- Request
Reproduce the listing that follows with no differences at all.
## Start
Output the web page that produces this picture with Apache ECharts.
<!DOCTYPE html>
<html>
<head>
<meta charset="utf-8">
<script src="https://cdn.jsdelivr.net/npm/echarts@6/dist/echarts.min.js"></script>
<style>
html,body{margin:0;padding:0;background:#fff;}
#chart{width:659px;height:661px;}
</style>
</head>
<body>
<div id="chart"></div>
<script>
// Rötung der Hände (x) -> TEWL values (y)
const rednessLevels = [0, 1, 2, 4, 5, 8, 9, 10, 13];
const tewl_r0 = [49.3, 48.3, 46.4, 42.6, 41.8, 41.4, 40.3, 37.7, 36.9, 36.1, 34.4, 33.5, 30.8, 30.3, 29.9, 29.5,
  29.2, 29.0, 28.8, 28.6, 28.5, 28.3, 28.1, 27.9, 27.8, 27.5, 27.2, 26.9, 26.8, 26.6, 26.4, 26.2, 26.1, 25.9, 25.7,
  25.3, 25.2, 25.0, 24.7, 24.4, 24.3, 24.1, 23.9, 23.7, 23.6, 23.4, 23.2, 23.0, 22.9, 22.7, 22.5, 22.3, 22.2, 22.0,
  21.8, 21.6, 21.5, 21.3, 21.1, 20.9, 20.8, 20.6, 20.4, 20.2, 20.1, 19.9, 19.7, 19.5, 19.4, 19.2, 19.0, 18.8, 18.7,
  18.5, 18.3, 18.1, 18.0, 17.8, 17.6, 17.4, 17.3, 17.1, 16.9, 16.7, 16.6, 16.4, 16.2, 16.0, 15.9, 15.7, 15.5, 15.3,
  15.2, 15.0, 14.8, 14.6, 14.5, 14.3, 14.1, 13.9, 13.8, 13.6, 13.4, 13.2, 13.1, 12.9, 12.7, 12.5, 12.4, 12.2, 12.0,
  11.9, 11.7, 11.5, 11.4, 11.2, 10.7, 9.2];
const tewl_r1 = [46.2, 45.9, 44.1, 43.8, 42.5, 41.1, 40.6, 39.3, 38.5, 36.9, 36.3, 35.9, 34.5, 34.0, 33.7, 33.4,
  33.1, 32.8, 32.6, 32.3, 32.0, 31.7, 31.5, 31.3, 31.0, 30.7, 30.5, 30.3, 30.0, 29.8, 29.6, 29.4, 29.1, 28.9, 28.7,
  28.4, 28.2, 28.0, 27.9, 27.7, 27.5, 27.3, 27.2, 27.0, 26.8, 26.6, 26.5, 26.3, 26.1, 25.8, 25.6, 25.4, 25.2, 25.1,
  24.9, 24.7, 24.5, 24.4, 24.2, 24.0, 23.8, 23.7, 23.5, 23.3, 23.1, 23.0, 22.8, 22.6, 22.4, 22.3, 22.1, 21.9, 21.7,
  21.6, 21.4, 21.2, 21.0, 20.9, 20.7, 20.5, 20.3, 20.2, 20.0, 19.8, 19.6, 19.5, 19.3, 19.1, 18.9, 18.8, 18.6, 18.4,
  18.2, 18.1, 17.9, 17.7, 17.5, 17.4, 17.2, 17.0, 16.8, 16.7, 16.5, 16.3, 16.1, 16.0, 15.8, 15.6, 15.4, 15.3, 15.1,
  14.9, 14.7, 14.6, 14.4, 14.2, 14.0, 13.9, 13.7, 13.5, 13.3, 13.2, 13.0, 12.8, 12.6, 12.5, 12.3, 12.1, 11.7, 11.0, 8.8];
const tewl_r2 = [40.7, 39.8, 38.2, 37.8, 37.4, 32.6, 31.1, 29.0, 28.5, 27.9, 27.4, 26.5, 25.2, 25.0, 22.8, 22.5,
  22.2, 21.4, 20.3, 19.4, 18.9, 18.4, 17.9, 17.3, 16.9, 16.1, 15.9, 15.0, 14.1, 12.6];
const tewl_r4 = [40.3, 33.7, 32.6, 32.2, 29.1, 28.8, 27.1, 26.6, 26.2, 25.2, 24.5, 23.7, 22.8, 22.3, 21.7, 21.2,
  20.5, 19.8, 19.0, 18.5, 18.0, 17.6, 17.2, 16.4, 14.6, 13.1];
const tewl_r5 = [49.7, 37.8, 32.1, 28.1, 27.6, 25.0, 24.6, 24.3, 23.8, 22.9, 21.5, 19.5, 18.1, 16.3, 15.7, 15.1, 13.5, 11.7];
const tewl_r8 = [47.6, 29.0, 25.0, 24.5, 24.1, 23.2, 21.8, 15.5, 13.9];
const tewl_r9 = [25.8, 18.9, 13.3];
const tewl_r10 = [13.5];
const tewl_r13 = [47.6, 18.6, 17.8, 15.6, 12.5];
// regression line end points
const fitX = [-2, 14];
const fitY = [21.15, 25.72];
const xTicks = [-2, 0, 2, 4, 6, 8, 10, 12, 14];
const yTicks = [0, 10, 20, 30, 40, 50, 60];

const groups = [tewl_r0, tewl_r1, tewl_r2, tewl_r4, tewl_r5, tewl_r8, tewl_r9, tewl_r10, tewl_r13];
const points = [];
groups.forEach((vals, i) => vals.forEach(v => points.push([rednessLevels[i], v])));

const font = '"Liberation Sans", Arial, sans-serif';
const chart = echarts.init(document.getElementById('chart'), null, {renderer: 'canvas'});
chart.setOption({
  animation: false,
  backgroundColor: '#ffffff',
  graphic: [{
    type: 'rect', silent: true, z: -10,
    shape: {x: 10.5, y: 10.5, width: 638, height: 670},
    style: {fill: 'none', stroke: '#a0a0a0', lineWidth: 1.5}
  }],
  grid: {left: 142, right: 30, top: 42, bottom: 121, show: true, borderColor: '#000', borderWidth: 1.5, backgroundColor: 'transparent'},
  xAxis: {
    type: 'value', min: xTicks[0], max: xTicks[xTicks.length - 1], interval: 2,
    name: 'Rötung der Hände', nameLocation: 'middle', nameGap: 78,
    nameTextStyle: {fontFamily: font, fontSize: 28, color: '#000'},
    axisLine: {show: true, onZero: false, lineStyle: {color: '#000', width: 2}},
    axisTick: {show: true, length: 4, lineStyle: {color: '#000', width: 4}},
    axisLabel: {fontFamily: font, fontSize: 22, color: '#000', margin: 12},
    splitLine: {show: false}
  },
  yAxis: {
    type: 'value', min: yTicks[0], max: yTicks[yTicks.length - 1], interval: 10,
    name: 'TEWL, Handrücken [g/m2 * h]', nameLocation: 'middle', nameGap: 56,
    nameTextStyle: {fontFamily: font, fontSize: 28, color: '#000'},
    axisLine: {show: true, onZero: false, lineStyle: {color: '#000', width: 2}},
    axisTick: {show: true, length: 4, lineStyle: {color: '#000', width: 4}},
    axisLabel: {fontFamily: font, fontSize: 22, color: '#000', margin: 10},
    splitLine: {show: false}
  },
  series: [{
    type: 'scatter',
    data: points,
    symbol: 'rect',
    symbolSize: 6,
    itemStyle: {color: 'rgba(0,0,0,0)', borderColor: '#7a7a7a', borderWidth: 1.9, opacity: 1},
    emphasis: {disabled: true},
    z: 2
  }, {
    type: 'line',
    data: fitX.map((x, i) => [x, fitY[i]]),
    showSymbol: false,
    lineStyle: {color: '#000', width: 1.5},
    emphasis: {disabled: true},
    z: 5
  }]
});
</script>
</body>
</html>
## End
- Worked solution
Output the web page that produces this picture with Apache ECharts.
<!DOCTYPE html>
<html>
<head>
<meta charset="utf-8">
<script src="https://cdn.jsdelivr.net/npm/echarts@6/dist/echarts.min.js"></script>
<style>
html,body{margin:0;padding:0;background:#fff;}
#chart{width:659px;height:661px;}
</style>
</head>
<body>
<div id="chart"></div>
<script>
// Rötung der Hände (x) -> TEWL values (y)
const rednessLevels = [0, 1, 2, 4, 5, 8, 9, 10, 13];
const tewl_r0 = [49.3, 48.3, 46.4, 42.6, 41.8, 41.4, 40.3, 37.7, 36.9, 36.1, 34.4, 33.5, 30.8, 30.3, 29.9, 29.5,
  29.2, 29.0, 28.8, 28.6, 28.5, 28.3, 28.1, 27.9, 27.8, 27.5, 27.2, 26.9, 26.8, 26.6, 26.4, 26.2, 26.1, 25.9, 25.7,
  25.3, 25.2, 25.0, 24.7, 24.4, 24.3, 24.1, 23.9, 23.7, 23.6, 23.4, 23.2, 23.0, 22.9, 22.7, 22.5, 22.3, 22.2, 22.0,
  21.8, 21.6, 21.5, 21.3, 21.1, 20.9, 20.8, 20.6, 20.4, 20.2, 20.1, 19.9, 19.7, 19.5, 19.4, 19.2, 19.0, 18.8, 18.7,
  18.5, 18.3, 18.1, 18.0, 17.8, 17.6, 17.4, 17.3, 17.1, 16.9, 16.7, 16.6, 16.4, 16.2, 16.0, 15.9, 15.7, 15.5, 15.3,
  15.2, 15.0, 14.8, 14.6, 14.5, 14.3, 14.1, 13.9, 13.8, 13.6, 13.4, 13.2, 13.1, 12.9, 12.7, 12.5, 12.4, 12.2, 12.0,
  11.9, 11.7, 11.5, 11.4, 11.2, 10.7, 9.2];
const tewl_r1 = [46.2, 45.9, 44.1, 43.8, 42.5, 41.1, 40.6, 39.3, 38.5, 36.9, 36.3, 35.9, 34.5, 34.0, 33.7, 33.4,
  33.1, 32.8, 32.6, 32.3, 32.0, 31.7, 31.5, 31.3, 31.0, 30.7, 30.5, 30.3, 30.0, 29.8, 29.6, 29.4, 29.1, 28.9, 28.7,
  28.4, 28.2, 28.0, 27.9, 27.7, 27.5, 27.3, 27.2, 27.0, 26.8, 26.6, 26.5, 26.3, 26.1, 25.8, 25.6, 25.4, 25.2, 25.1,
  24.9, 24.7, 24.5, 24.4, 24.2, 24.0, 23.8, 23.7, 23.5, 23.3, 23.1, 23.0, 22.8, 22.6, 22.4, 22.3, 22.1, 21.9, 21.7,
  21.6, 21.4, 21.2, 21.0, 20.9, 20.7, 20.5, 20.3, 20.2, 20.0, 19.8, 19.6, 19.5, 19.3, 19.1, 18.9, 18.8, 18.6, 18.4,
  18.2, 18.1, 17.9, 17.7, 17.5, 17.4, 17.2, 17.0, 16.8, 16.7, 16.5, 16.3, 16.1, 16.0, 15.8, 15.6, 15.4, 15.3, 15.1,
  14.9, 14.7, 14.6, 14.4, 14.2, 14.0, 13.9, 13.7, 13.5, 13.3, 13.2, 13.0, 12.8, 12.6, 12.5, 12.3, 12.1, 11.7, 11.0, 8.8];
const tewl_r2 = [40.7, 39.8, 38.2, 37.8, 37.4, 32.6, 31.1, 29.0, 28.5, 27.9, 27.4, 26.5, 25.2, 25.0, 22.8, 22.5,
  22.2, 21.4, 20.3, 19.4, 18.9, 18.4, 17.9, 17.3, 16.9, 16.1, 15.9, 15.0, 14.1, 12.6];
const tewl_r4 = [40.3, 33.7, 32.6, 32.2, 29.1, 28.8, 27.1, 26.6, 26.2, 25.2, 24.5, 23.7, 22.8, 22.3, 21.7, 21.2,
  20.5, 19.8, 19.0, 18.5, 18.0, 17.6, 17.2, 16.4, 14.6, 13.1];
const tewl_r5 = [49.7, 37.8, 32.1, 28.1, 27.6, 25.0, 24.6, 24.3, 23.8, 22.9, 21.5, 19.5, 18.1, 16.3, 15.7, 15.1, 13.5, 11.7];
const tewl_r8 = [47.6, 29.0, 25.0, 24.5, 24.1, 23.2, 21.8, 15.5, 13.9];
const tewl_r9 = [25.8, 18.9, 13.3];
const tewl_r10 = [13.5];
const tewl_r13 = [47.6, 18.6, 17.8, 15.6, 12.5];
// regression line end points
const fitX = [-2, 14];
const fitY = [21.15, 25.72];
const xTicks = [-2, 0, 2, 4, 6, 8, 10, 12, 14];
const yTicks = [0, 10, 20, 30, 40, 50, 60];

const groups = [tewl_r0, tewl_r1, tewl_r2, tewl_r4, tewl_r5, tewl_r8, tewl_r9, tewl_r10, tewl_r13];
const points = [];
groups.forEach((vals, i) => vals.forEach(v => points.push([rednessLevels[i], v])));

const font = '"Liberation Sans", Arial, sans-serif';
const chart = echarts.init(document.getElementById('chart'), null, {renderer: 'canvas'});
chart.setOption({
  animation: false,
  backgroundColor: '#ffffff',
  graphic: [{
    type: 'rect', silent: true, z: -10,
    shape: {x: 10.5, y: 10.5, width: 638, height: 670},
    style: {fill: 'none', stroke: '#a0a0a0', lineWidth: 1.5}
  }],
  grid: {left: 142, right: 30, top: 42, bottom: 121, show: true, borderColor: '#000', borderWidth: 1.5, backgroundColor: 'transparent'},
  xAxis: {
    type: 'value', min: xTicks[0], max: xTicks[xTicks.length - 1], interval: 2,
    name: 'Rötung der Hände', nameLocation: 'middle', nameGap: 78,
    nameTextStyle: {fontFamily: font, fontSize: 28, color: '#000'},
    axisLine: {show: true, onZero: false, lineStyle: {color: '#000', width: 2}},
    axisTick: {show: true, length: 4, lineStyle: {color: '#000', width: 4}},
    axisLabel: {fontFamily: font, fontSize: 22, color: '#000', margin: 12},
    splitLine: {show: false}
  },
  yAxis: {
    type: 'value', min: yTicks[0], max: yTicks[yTicks.length - 1], interval: 10,
    name: 'TEWL, Handrücken [g/m2 * h]', nameLocation: 'middle', nameGap: 56,
    nameTextStyle: {fontFamily: font, fontSize: 28, color: '#000'},
    axisLine: {show: true, onZero: false, lineStyle: {color: '#000', width: 2}},
    axisTick: {show: true, length: 4, lineStyle: {color: '#000', width: 4}},
    axisLabel: {fontFamily: font, fontSize: 22, color: '#000', margin: 10},
    splitLine: {show: false}
  },
  series: [{
    type: 'scatter',
    data: points,
    symbol: 'rect',
    symbolSize: 6,
    itemStyle: {color: 'rgba(0,0,0,0)', borderColor: '#7a7a7a', borderWidth: 1.9, opacity: 1},
    emphasis: {disabled: true},
    z: 2
  }, {
    type: 'line',
    data: fitX.map((x, i) => [x, fitY[i]]),
    showSymbol: false,
    lineStyle: {color: '#000', width: 1.5},
    emphasis: {disabled: true},
    z: 5
  }]
});
</script>
</body>
</html>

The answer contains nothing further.